Use of Bayesian Networks to Combine USGS Surface Water Observations with Hydraulic Geometry Models towards Riverine Discharge Estimation

Abstract:

We have developed a probabilistic framework for riverine discharge estimation that describes more than 725,000 average daily streamflow observations from the U.S. Geological Survey’s Surface Water Field Measurement Program at 1999 sites located throughout the continental United States and collected since 2000. These data, combined with geomorphic parameter information obtained from the National Hydrography Dataset and the National Elevation Dataset, were used to train Bayesian Networks consisting of 9-15 parameters. Hydraulic geometry relationships were used to constrain power law coefficients such that observed time series representing the measured daily discharge could be correlated with synthetic time series governing hydraulic width, depth and velocity at each site.

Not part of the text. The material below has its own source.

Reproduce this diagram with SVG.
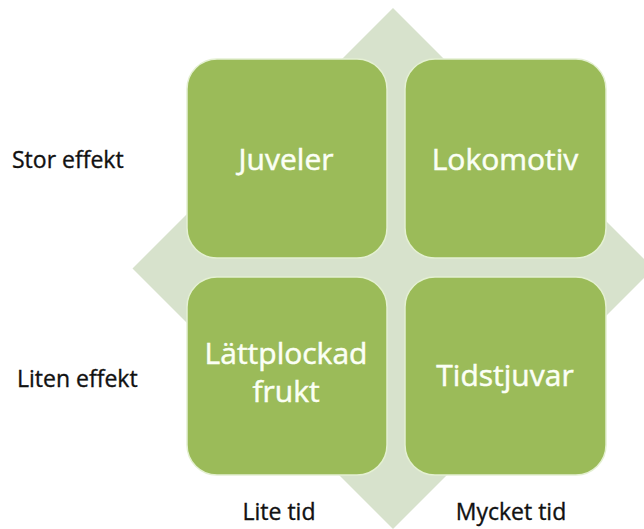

This approach allows the training set to represent natural flow conditions and not the somewhat irregular timing of the field surveys. Sensitivity analysis of network is presented, along with over 500 worldwide validation cases to demonstrate network accuracy when confidently constrained. Making discharge predictions that combine field data with empirical relations though the use of a probabilistic framework is advantageous in that it explicitly accounts for uncertainty in the interpretation of results. This allows objective assessment of the predictive performance when applied to qualitative decisions relevant to environmental managers.